Ringfort (Rath), Lisheenfurroor, Co. Clare
Co. Clare |
Ringforts
In the townland of Lisheenfurroor, in County Clare, a ringfort sits in the landscape doing what ringforts have done for well over a thousand years: enduring quietly, largely unannounced.
These circular enclosures, known in Irish as raths, were the farmsteads of early medieval Ireland, typically defined by one or more earthen banks and ditches thrown up to protect a household, its animals, and its stores. Tens of thousands of them survive across the island in various states of completeness, yet each occupies its own particular patch of ground, shaped by local topography and the specific decisions of whoever built it.
The name Lisheenfurroor carries its own small archaeology.

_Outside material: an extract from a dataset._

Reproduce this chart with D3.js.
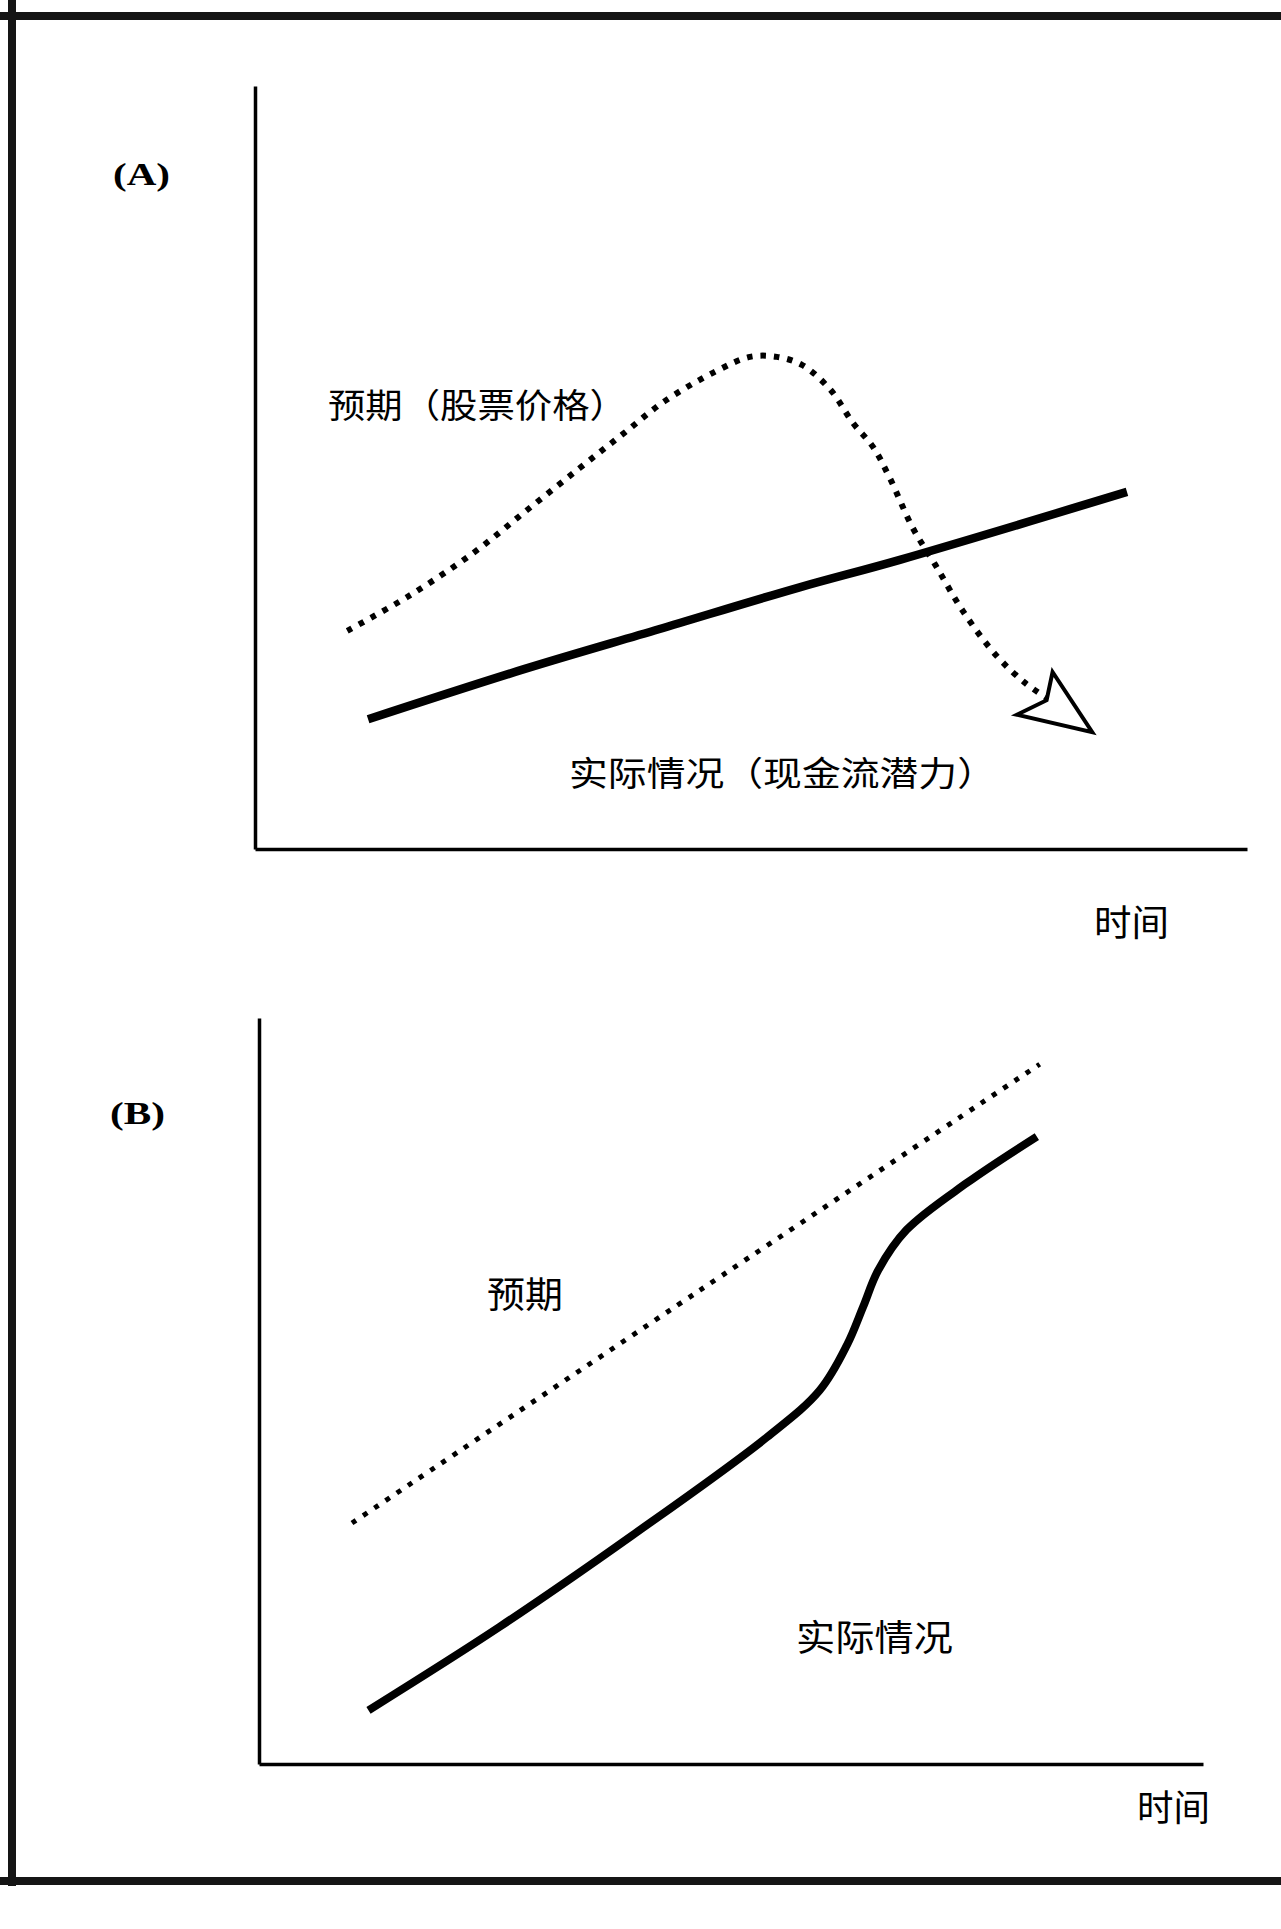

The first element, lisín, is a diminutive of lios, another Irish word for a ringfort or enclosure, suggesting the place was already identified with such a feature long before anyone thought to formally record it. Clare is particularly dense with this kind of early medieval settlement evidence, its limestone landscape preserving earthworks that might elsewhere have been ploughed away or built over. Beyond the placename and the monument's classification as a rath, the documentary record for this particular site is thin, which is itself a kind of information: it flags a place that has not yet drawn the sustained attention that more celebrated or more accessible sites attract.